» CHALLENGE
From the listing below, pull each line that includes "this".

━━ RECORD SET

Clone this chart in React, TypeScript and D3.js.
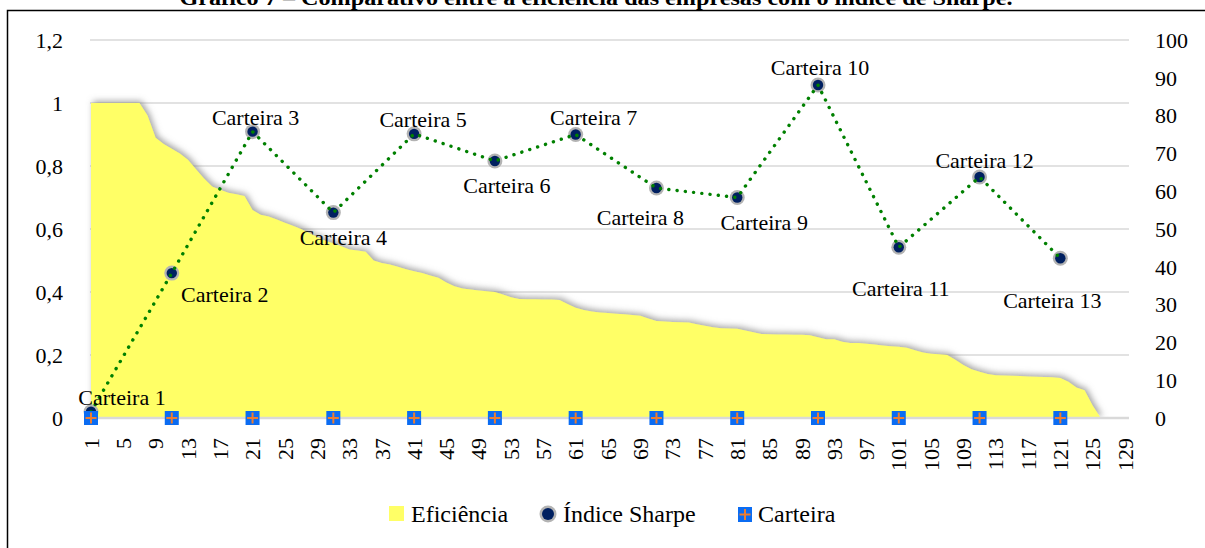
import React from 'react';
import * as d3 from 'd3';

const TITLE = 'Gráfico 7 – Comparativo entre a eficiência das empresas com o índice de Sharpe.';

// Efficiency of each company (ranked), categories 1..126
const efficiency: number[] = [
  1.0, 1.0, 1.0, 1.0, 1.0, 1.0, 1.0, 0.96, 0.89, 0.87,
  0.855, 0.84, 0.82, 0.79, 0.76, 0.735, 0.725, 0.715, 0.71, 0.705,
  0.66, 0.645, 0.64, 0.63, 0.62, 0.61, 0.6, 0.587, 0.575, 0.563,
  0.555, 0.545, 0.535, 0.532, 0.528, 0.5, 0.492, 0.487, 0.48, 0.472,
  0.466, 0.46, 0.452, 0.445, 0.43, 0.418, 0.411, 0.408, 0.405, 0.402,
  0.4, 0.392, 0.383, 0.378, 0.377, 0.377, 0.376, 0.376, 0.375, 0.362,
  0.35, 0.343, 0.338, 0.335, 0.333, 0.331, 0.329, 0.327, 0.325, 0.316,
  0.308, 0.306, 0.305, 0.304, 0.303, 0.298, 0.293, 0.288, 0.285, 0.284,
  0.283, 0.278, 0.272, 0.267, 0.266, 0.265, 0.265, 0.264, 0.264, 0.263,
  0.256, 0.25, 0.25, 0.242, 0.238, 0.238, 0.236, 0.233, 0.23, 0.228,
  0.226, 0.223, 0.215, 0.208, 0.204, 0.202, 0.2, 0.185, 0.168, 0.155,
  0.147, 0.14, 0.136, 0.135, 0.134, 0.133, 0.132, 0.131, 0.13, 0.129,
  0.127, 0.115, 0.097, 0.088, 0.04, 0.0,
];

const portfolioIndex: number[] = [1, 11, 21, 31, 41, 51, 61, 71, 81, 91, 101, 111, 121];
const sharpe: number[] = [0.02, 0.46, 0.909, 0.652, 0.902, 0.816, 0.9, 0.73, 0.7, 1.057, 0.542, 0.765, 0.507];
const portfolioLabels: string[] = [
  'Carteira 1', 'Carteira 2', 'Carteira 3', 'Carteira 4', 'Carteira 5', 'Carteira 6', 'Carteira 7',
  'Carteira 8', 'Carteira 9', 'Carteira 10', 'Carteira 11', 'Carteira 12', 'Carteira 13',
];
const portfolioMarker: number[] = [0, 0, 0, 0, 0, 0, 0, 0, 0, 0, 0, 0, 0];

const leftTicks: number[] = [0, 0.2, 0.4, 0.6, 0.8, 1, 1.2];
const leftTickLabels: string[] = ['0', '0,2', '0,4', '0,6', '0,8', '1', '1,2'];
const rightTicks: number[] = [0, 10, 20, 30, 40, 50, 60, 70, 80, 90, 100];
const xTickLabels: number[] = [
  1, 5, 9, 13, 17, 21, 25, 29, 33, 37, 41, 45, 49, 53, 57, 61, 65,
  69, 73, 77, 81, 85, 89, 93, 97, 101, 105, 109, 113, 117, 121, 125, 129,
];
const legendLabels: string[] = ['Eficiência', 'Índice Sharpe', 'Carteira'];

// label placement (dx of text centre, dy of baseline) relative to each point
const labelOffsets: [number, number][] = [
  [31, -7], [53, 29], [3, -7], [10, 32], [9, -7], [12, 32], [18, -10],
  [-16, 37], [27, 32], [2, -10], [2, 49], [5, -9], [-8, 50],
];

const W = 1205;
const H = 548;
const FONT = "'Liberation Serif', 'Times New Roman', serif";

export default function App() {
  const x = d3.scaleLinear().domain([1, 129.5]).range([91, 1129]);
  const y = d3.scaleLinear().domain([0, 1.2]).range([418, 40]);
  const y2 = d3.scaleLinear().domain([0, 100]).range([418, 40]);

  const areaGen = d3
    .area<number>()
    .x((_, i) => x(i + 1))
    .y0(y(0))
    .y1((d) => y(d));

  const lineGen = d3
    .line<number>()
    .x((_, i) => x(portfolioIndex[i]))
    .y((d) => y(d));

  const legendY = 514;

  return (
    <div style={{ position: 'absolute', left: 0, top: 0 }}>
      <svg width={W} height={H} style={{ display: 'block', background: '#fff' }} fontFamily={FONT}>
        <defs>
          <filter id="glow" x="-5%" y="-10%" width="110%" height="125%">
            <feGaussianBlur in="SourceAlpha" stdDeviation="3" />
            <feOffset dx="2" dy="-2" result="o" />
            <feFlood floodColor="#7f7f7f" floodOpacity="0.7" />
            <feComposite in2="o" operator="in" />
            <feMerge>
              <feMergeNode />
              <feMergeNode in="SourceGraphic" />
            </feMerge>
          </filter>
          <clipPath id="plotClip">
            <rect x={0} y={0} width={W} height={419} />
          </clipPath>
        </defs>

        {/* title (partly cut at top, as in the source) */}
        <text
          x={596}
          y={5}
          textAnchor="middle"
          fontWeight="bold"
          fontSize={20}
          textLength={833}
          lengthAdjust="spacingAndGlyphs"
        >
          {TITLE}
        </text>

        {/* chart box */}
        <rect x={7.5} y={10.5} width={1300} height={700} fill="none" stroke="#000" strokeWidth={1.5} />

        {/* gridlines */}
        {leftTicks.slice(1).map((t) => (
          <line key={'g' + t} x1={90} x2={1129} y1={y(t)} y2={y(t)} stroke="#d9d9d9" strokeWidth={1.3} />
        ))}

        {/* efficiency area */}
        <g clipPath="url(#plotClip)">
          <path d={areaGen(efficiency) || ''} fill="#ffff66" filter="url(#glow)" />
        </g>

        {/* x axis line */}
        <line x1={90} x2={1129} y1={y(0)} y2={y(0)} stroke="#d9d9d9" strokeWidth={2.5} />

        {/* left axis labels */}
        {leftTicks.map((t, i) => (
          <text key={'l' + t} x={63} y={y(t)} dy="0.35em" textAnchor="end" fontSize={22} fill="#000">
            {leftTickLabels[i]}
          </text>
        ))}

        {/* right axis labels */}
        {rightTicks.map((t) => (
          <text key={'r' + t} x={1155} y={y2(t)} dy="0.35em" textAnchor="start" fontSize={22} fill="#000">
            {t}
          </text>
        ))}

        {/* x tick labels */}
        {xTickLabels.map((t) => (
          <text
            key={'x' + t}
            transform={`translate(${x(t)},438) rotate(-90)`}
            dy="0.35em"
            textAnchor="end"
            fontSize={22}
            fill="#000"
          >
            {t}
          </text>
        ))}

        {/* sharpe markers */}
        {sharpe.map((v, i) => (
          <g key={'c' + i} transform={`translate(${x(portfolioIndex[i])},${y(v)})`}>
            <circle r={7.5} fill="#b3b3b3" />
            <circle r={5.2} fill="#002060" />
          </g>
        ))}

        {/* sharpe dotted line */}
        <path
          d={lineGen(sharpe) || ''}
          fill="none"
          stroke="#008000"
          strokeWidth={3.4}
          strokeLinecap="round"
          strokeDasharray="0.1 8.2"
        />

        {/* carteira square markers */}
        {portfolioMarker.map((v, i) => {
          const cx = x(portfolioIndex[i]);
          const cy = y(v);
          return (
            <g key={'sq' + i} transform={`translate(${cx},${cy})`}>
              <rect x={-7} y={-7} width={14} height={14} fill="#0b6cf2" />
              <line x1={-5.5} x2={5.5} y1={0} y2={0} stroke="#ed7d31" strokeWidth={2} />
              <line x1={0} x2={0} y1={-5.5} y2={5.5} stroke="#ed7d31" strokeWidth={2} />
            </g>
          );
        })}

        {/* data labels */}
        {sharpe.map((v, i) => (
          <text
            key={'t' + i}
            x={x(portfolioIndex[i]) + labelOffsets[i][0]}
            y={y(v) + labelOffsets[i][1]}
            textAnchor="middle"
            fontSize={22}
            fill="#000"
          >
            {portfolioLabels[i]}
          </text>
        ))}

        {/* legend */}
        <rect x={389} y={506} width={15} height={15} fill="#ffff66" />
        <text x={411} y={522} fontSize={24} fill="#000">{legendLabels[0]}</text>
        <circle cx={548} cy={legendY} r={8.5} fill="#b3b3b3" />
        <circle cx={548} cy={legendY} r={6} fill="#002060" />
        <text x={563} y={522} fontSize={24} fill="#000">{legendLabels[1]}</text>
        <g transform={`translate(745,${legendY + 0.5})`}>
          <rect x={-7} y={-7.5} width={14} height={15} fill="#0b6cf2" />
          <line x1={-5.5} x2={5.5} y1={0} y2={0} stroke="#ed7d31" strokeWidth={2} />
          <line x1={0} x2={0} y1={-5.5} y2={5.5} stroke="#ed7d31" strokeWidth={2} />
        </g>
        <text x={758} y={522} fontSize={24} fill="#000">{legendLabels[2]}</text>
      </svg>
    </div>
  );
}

━━━━
━━ RECORD SET

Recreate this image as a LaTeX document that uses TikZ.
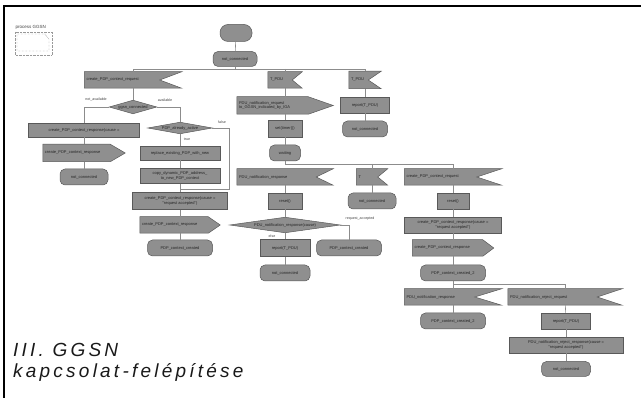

━━━━

» RESULT OF THE TASK
Clone this chart in React, TypeScript and D3.js.
Recreate this image as a LaTeX document that uses TikZ.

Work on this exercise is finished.